Recently, Steve Pearce, the Republican candidate for governor, proposed a system of toll roads in southeastern New Mexico to serve the booming oil industry. Private companies would finance and own the roads with the goal of relieving traffic bottlenecks in the oil-rich Delaware Basin.

“We have all heard the tragic stories of accidents on our highways in southeastern New Mexico,” Pearce said in a statement. “The roads are overcrowded and stressed beyond capacity, creating an unsafe situation for our New Mexico families and workers.

“People have observed correctly that the state should bear the cost of these roads, but the reality is that the political environment is weighted to the large population centers, and the problem is so severe we cannot wait the years that would be required to solve the problem with public funds.”

This is an intriguing idea. Some states have had public toll roads for many years, but New Mexicans have never liked the idea. Private toll roads are a different animal and need study. As Pearce explained it recently, the heaviest users would pay for the roads, and take some commercial traffic off public roads.

Democratic candidate Michelle Lujan Grisham’s spokesman panned the toll road idea as an “out of touch plan” and said she has plans to rebuild infrastructure, but I didn’t find those plans on her campaign website.

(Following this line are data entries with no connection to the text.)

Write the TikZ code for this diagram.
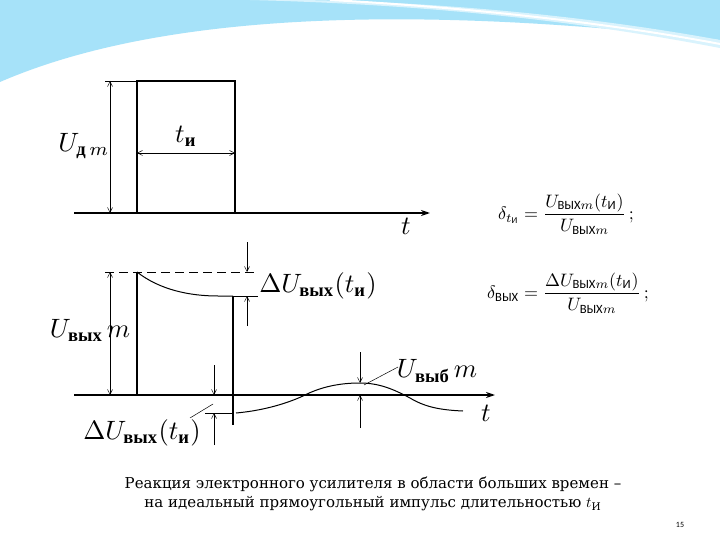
\documentclass[tikz,border=0pt]{standalone}
\usepackage{amsmath}
\usepackage{fontspec}
\setmainfont{Liberation Serif}
\newfontfamily\carl{Carlito}
\newfontfamily\capf{DejaVu Serif}
\usetikzlibrary{arrows.meta}
\begin{document}
\begin{tikzpicture}[x=1pt,y=-1pt,
  thick/.style={line width=1.6pt},
  axis/.style={line width=1.6pt,-{Stealth[length=9pt,width=6pt]}},
  dim/.style={line width=0.5pt,{Straight Barb[length=5pt,width=5pt]}-{Straight Barb[length=5pt,width=5pt]}},
  tip/.style={line width=0.5pt,-{Straight Barb[length=5pt,width=5pt]}},
  thin/.style={line width=0.5pt},
  lab/.style={scale=2.65,inner sep=0pt},
  frm/.style={font=\carl,scale=1.8,inner sep=0pt}]
\useasboundingbox (0,0) rectangle (720,540);
\fill[white] (0,0) rectangle (720,540);
% decoration
\fill[cyan!35!white] (0,0) -- (0,82) .. controls (120,30) and (330,-5) .. (720,40) -- (720,0) -- cycle;
\fill[cyan!15!white] (250,0) .. controls (450,5) and (600,25) .. (720,48) -- (720,40) .. controls (600,18) and (450,2) .. (300,0) -- cycle;
\draw[white,line width=2pt] (330,0) .. controls (480,8) and (620,25) .. (720,44);
% top graph
\coordinate (o1) at (74,213);
\coordinate (e1) at (430,213);
\draw[axis] (o1) -- (e1);
\draw[thick] (137,213) -- (137,81) -- (235,81) -- (235,213);
\draw[thin] (105,81) -- (137,81);
\coordinate (a1) at (110,81); \coordinate (a2) at (110,213);
\draw[dim] (a1) -- (a2);
\coordinate (b1) at (137,153); \coordinate (b2) at (235,153);
\draw[dim] (b1) -- (b2);
\node[lab] (ti) at (186,136) {$t_{\text{\bfseries и}}$};
\node[lab] (ud) at (84,146) {$U_{\text{\bfseries д}\,m}$};
\node[lab] (t1) at (406,226) {$t$};
% bottom graph
\coordinate (o2) at (74,395);
\coordinate (e2) at (495,395);
\draw[axis] (o2) -- (e2);
\draw[thick] (137,395) -- (137,272);
\draw[thin,dash pattern=on 9pt off 5pt] (105,272) -- (258,272);
\draw[line width=1pt] (137,272) .. controls (160,290) and (190,296) .. (218,296) -- (233,296);
\draw[thin] (233,296) -- (258,296);
\draw[thick] (233,296) -- (233,425);
\coordinate (c1) at (110,272); \coordinate (c2) at (110,395);
\draw[dim] (c1) -- (c2);
\coordinate (d1) at (247,242); \coordinate (d2) at (247,272);
\coordinate (d3) at (247,326); \coordinate (d4) at (247,296);
\draw[tip] (d1) -- (d2); \draw[tip] (d3) -- (d4);
\node[lab] (du1) at (318,286) {$\Delta U_{\text{\bfseries вых}}(t_{\text{\bfseries и}})$};
\node[lab] (uv) at (90,330) {$U_{\text{\bfseries вых}\,}m$};
\draw[line width=1pt] (236,413) .. controls (270,410) and (295,400) .. (305,395) .. controls (325,385) and (345,383) .. (360,383) .. controls (380,383) and (395,390) .. (410,398) .. controls (425,407) and (440,410) .. (463,411);
\draw[thin] (205,413) -- (233,413);
\coordinate (f1) at (214,365); \coordinate (f2) at (214,395);
\coordinate (f3) at (214,445); \coordinate (f4) at (214,413);
\draw[tip] (f1) -- (f2); \draw[tip] (f3) -- (f4);
\node[lab] (du2) at (142,433) {$\Delta U_{\text{\bfseries вых}}(t_{\text{\bfseries и}})$};
\draw[thin] (190,418) -- (213,404);
\coordinate (g1) at (360,352); \coordinate (g2) at (360,383);
\coordinate (g3) at (360,428); \coordinate (g4) at (360,395);
\draw[tip] (g1) -- (g2); \draw[tip] (g3) -- (g4);
\node[lab] (ub) at (437,371) {$U_{\text{\bfseries выб}\,}m$};
\draw[thin] (364,385) -- (398,367);
\node[lab] (t2) at (486,413) {$t$};
% formulas
\node[frm] (f1n) at (566,214)
 {$\delta_{t_{\text{И}}} = \dfrac{U_{\text{ВЫХ}m}(t_{\text{И}})}{U_{\text{ВЫХ}m}}\,;$};
\node[frm] (f2n) at (568,293)
 {$\delta_{\text{ВЫХ}} = \dfrac{\Delta U_{\text{ВЫХ}m}(t_{\text{И}})}{U_{\text{ВЫХ}m}}\,;$};
% caption
\node[font=\capf,scale=1.5,align=center,inner sep=0pt] (cap) at (373,494)
 {Реакция электронного усилителя в области больших времен –\\[1pt]на идеальный прямоугольный импульс длительностью $t_{\text{И}}$};
\node[font=\carl\fontsize{8}{9}\selectfont,inner sep=0pt] (pg) at (680,525) {15};
\end{tikzpicture}
\end{document}
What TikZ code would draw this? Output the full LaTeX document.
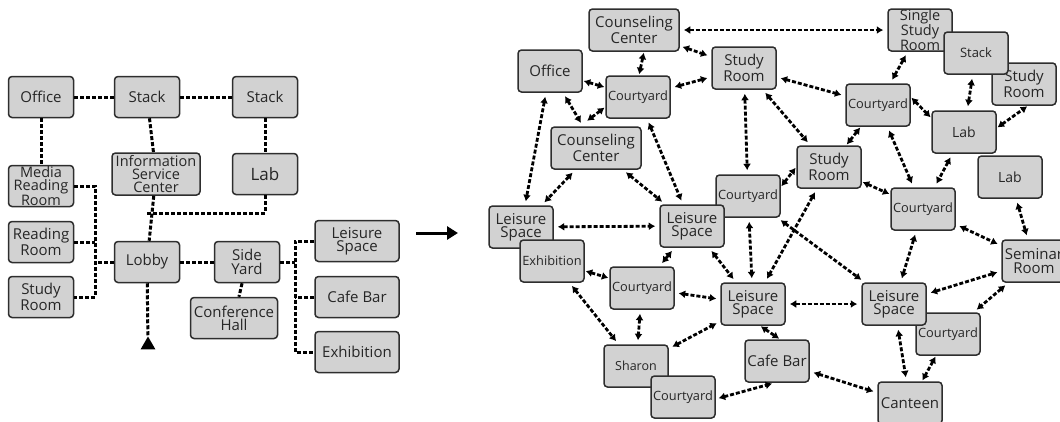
\documentclass[tikz,border=0pt]{standalone}
\usepackage{fontspec}
\setmainfont{Open Sans}
\usetikzlibrary{arrows.meta,shapes.geometric,calc}
\definecolor{boxfill}{HTML}{D2D2D2}
\definecolor{boxline}{HTML}{2E2E2E}
\definecolor{txt}{HTML}{262626}
\begin{document}
\begin{tikzpicture}[x=1pt,y=-1pt,
  box/.style={draw=boxline, fill=boxfill, line width=1.5pt, rounded corners=3.5pt,
    minimum width=64pt, minimum height=42pt, inner sep=0pt, align=center, text=txt,
    font=\fontsize{15}{13.3}\selectfont},
  three/.style={font=\fontsize{14.5}{13}\selectfont},
  lbox/.style={box, minimum width=65pt, minimum height=41pt},
  wbox/.style={box, minimum width=84pt, minimum height=41pt},
  sm/.style={font=\fontsize{12.8}{12}\selectfont},
  xs/.style={font=\fontsize{13}{12}\selectfont},
  lb/.style={font=\fontsize{14}{12}\selectfont},
  link/.style={line width=3pt, dash pattern=on 4pt off 2pt, draw=black},
  bi/.style={link, line width=2.8pt, {Latex[length=6.5pt,width=8pt]}-{Latex[length=6.5pt,width=8pt]},
    shorten <=4pt, shorten >=4pt},
  near/.style={shorten <=1pt, shorten >=1pt},
  bigarrow/.style={line width=3pt, -{Triangle[length=11pt,width=13pt]}}]
\useasboundingbox (0,0) rectangle (1060,421);

% ---------------- left diagram ----------------
\node[lbox] (office) at (41,97) {Office};
\node[lbox] (stack1) at (147,97) {Stack};
\node[lbox] (stack2) at (265,97) {Stack};
\node[lbox, three] (media) at (41,186) {Media\\Reading\\Room};
\node[lbox, three, minimum width=88pt, minimum height=42pt] (info) at (156,174) {Information\\Service\\Center};
\node[lbox, font=\fontsize{17}{13}\selectfont] (labl) at (265,174) {Lab};
\node[lbox] (reading) at (41,242) {Reading\\Room};
\node[lbox] (lobby) at (147,262) {Lobby};
\node[lbox] (side) at (247,262) {Side\\Yard};
\node[lbox] (studyl) at (41,297) {Study\\Room};
\node[lbox, minimum width=87pt] (conf) at (234,318) {Conference\\Hall};
\node[wbox] (leisl) at (357,241) {Leisure\\Space};
\node[wbox] (cafel) at (357,297) {Cafe Bar};
\node[wbox] (exhl) at (357,352) {Exhibition};
\node[regular polygon, regular polygon sides=3, fill=black, minimum size=17pt, inner sep=0pt] (tri) at (148,345) {};

\coordinate (jlab) at (147,213);
\coordinate (lbt) at (95,186);
\coordinate (lbb) at (95,297);
\coordinate (rbt) at (295,241);
\coordinate (rbb) at (295,352);

\draw[link] (office) -- (stack1);
\draw[link] (stack1) -- (stack2);
\draw[link] (office) -- (media);
\draw[link] (stack1) -- (info);
\draw[link] (stack2) -- (labl);
\draw[link] (labl) |- (jlab);
\draw[link] (info) -- (lobby);
\draw[link] (media) -- (lbt) -- (lbb) -- (studyl);
\draw[link] (reading) -- (reading -| lbt);
\draw[link] (lobby) -- (lobby -| lbt);
\draw[link] (lobby) -- (side);
\draw[link] (side) -- (conf);
\draw[link] (leisl) -- (rbt) -- (rbb) -- (exhl);
\draw[link] (cafel) -- (cafel -| rbt);
\draw[link] (side) -- (side -| rbt);
\draw[link] (lobby) -- (tri);

% ---------------- middle arrow ----------------
\coordinate (ma) at (416,233);
\coordinate (mb) at (458,233);
\draw[bigarrow] (ma) -- (mb);

% ---------------- right diagram ----------------
\node[box, minimum width=90pt] (cc1) at (634,30) {Counseling\\Center};
\node[box] (off2) at (550,71) {Office};
\node[box, sm] (cy1) at (638,97) {Courtyard};
\node[box] (sr1) at (744,68) {Study\\Room};
\node[box, minimum width=90pt] (cc2) at (596,148) {Counseling\\Center};
\node[box, sm] (cym) at (748,196) {Courtyard};
\node[box] (lsc) at (692,226) {Leisure\\Space};
\node[box] (srm) at (829,167) {Study\\Room};
\node[box, three] (ssr) at (920,30) {Single\\Study\\Room};
\node[box] (srr) at (1024,84) {Study\\Room};
\node[box, xs] (stk) at (976,53) {Stack};
\node[box, sm] (cyur) at (878,105) {Courtyard};
\node[box, lb] (lab1) at (964,132) {Lab};
\node[box, lb] (lab2) at (1010,177) {Lab};
\node[box, sm] (cyrm) at (923,209) {Courtyard};
\node[box] (sem) at (1034,261) {Seminar\\Room};
\node[box, sm] (cyrl) at (948,334) {Courtyard};
\node[box] (lsr) at (894,304) {Leisure\\Space};
\node[box] (cant) at (910,403) {Canteen};
\node[box] (cafe) at (777,361) {Cafe Bar};
\node[box] (lsl) at (521,227) {Leisure\\Space};
\node[box, sm] (exh) at (552,261) {Exhibition};
\node[box, sm] (cyml) at (642,288) {Courtyard};
\node[box] (lscl) at (753,304) {Leisure\\Space};
\node[box, font=\fontsize{12.5}{12}\selectfont] (shar) at (636,366) {Sharon};
\node[box, sm] (cyb) at (683,397) {Courtyard};

\draw[bi] (cc1) -- (ssr);
\draw[bi, shorten <=3pt] (cc1) -- (sr1);
\draw[bi, near] ($(cc1.south)+(10,0)$) -- ($(cy1.north)+(1,0)$);
\draw[bi, near] (off2) -- (cy1);
\draw[bi] (cy1) -- (sr1);
\draw[bi] (off2) -- (cc2);
\draw[bi, shorten <=1pt, shorten >=9pt] ($(cy1.west)+(0,10)$) -- ($(cc2.north)+(-16,0)$);
\draw[bi] (off2) -- (lsl);
\draw[bi] (cc2) -- (lsl);
\draw[bi] (cc2) -- (lsc);
\draw[bi] (cy1) -- (lsc);
\draw[bi] (sr1) -- (cym);
\draw[bi] (sr1) -- (cyur);
\draw[bi] (sr1) -- (srm);
\draw[bi] (cyur) -- (ssr);
\draw[bi, near] (cyur) -- (srm);
\draw[bi, near] ($(cyur.east)+(0,-8)$) -- ($(lab1.west)+(0,-14)$);
\draw[bi] (cyur) -- (cyrm);
\draw[bi] (lab1) -- (stk);
\draw[bi, near] ($(lab1.east)+(0,-4)$) -- ($(srr.south)+(4,0)$);
\draw[bi] (lab1) -- (cyrm);
\draw[bi, near] ($(cym.east)+(0,-9)$) -- (srm.west);
\draw[bi, near] (srm) -- (cyrm);
\draw[bi] (srm) -- (lscl);
\draw[bi] (cym) -- (lsr);
\draw[bi] (cym) -- (lscl);
\draw[bi] (lsc) -- (lscl);
\draw[bi] (lsc) -- (cyml);
\draw[bi] (lsl) -- (lsc);
\draw[bi, near] (exh) -- (cyml);
\draw[bi] (exh) -- (shar);
\draw[bi] (cyml) -- (shar);
\draw[bi] (cyml) -- (lscl);
\draw[bi] (shar) -- (lscl);
\draw[bi, shorten <=3pt, shorten >=3pt] ($(cyb.east)+(0,2)$) -- ($(cafe.south)+(-2,0)$);
\draw[bi, near] ($(lscl.south)+(7,0)$) -- ($(cafe.north)+(3,0)$);
\draw[bi] (lscl) -- (lsr);
\draw[bi] (cyrm) -- (lsr);
\draw[bi] (cyrm) -- (sem);
\draw[bi] (lab2) -- (sem);
\draw[bi] (sem) -- (lsr);
\draw[bi] (sem) -- (cyrl);
\draw[bi] (lsr) -- (cant);
\draw[bi, near] (cyrl) -- (cant);
\draw[bi] (cafe) -- (cant);
\end{tikzpicture}
\end{document}
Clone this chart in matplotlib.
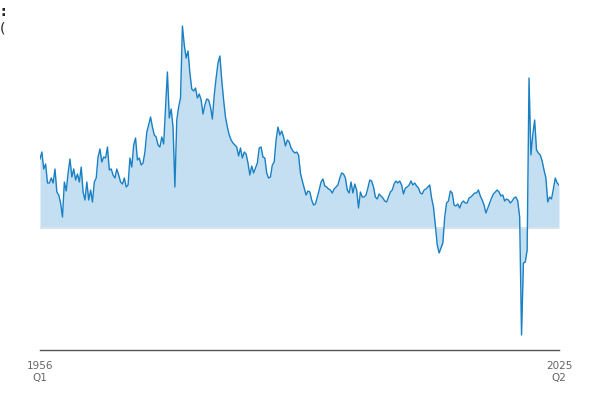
import matplotlib
matplotlib.use("Agg")
import matplotlib.pyplot as plt
import numpy as np

# Quarterly values, 1956 Q1 to 2025 Q2 (arbitrary units)
v1956_1965 = [69, 76, 59, 64, 45, 45, 50, 45, 59, 36, 33, 25, 11, 46, 37, 55, 69, 51, 59, 48,
              54, 46, 61, 36, 28, 46, 28, 38, 26, 46, 50, 71, 79, 66, 71, 70, 81, 58, 59, 53]
v1966_1975 = [50, 59, 53, 46, 44, 50, 41, 43, 70, 61, 83, 90, 68, 70, 63, 65, 76, 96, 103, 111,
              101, 93, 91, 83, 81, 91, 84, 120, 156, 110, 119, 101, 41, 108, 121, 130, 202, 183, 170, 177]
v1976_1985 = [155, 139, 137, 140, 130, 134, 128, 114, 123, 129, 128, 121, 109, 133, 150, 165, 172, 148, 128, 111,
              101, 93, 88, 85, 83, 81, 72, 80, 70, 76, 74, 65, 53, 62, 55, 60, 65, 80, 81, 71]
v1986_1995 = [70, 55, 50, 51, 63, 66, 88, 101, 93, 97, 91, 82, 88, 86, 80, 77, 75, 76, 73, 55,
              47, 40, 33, 37, 36, 28, 23, 24, 31, 38, 46, 49, 42, 41, 39, 38, 35, 39, 41, 43]
v1996_2005 = [50, 55, 54, 50, 38, 35, 46, 35, 44, 38, 20, 36, 31, 31, 33, 40, 48, 47, 41, 31,
              29, 34, 32, 30, 27, 26, 31, 36, 38, 44, 47, 45, 47, 43, 34, 40, 41, 43, 47, 43]
v2006_2015 = [45, 42, 40, 35, 34, 38, 39, 41, 43, 30, 21, 3, -17, -25, -20, -15, 11, 25, 27, 37,
              35, 23, 22, 24, 20, 25, 27, 25, 25, 30, 31, 33, 35, 35, 38, 32, 28, 23, 15, 20]
v2016_2025 = [25, 30, 34, 36, 38, 36, 32, 33, 27, 29, 28, 25, 27, 30, 31, 27, 11, -107, -35, -34,
              -22, 150, 73, 93, 108, 78, 75, 73, 67, 58, 50, 26, 31, 29, 39, 50, 45, 43]

tick_labels = ["1956\nQ1", "2025\nQ2"]

values = np.array(v1956_1965 + v1966_1975 + v1976_1985 + v1986_1995
                  + v1996_2005 + v2006_2015 + v2016_2025)
x = np.arange(len(values))

fig = plt.figure(figsize=(6, 4), dpi=100)
ax = fig.add_axes([40 / 600, 50 / 400, 519 / 600, 330 / 400])

ax.fill_between(x, values, 0, color="#c3dff1", lw=0)
ax.axhline(0, color="#d8e4ec", lw=1.5, zorder=1.5)
ax.plot(x, values, color="#1a80c4", lw=1)

ax.set_xlim(0, len(values) - 1)
ax.set_ylim(-122, 208)
ax.set_xticks([0, len(values) - 1])
ax.set_xticklabels(tick_labels, fontsize=7.5, color="#666666", linespacing=1.25)
ax.tick_params(axis="x", length=0, pad=8)
ax.set_yticks([])
for side in ["top", "right", "left"]:
    ax.spines[side].set_visible(False)
ax.spines["bottom"].set_color("#555555")
ax.spines["bottom"].set_linewidth(1)

fig.text(0.0, 1 - 12 / 400, ":", fontsize=10, color="#222222", va="center", ha="left",
         fontweight="bold")
fig.text(0.0, 1 - 28 / 400, "(", fontsize=10, color="#222222", va="center", ha="left")

fig.savefig("out.png", dpi=100)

Matter of fact, both candidates’ websites are broad, generic and lacking in detail.

This year, lawmakers did a lot of backfilling after emptying every pot of money they could find the year before. In the next session they will use new money to leave the state better prepared to weather future downturns. Spending money on roads represents another kind of preparation that would also make the state safer and more prosperous.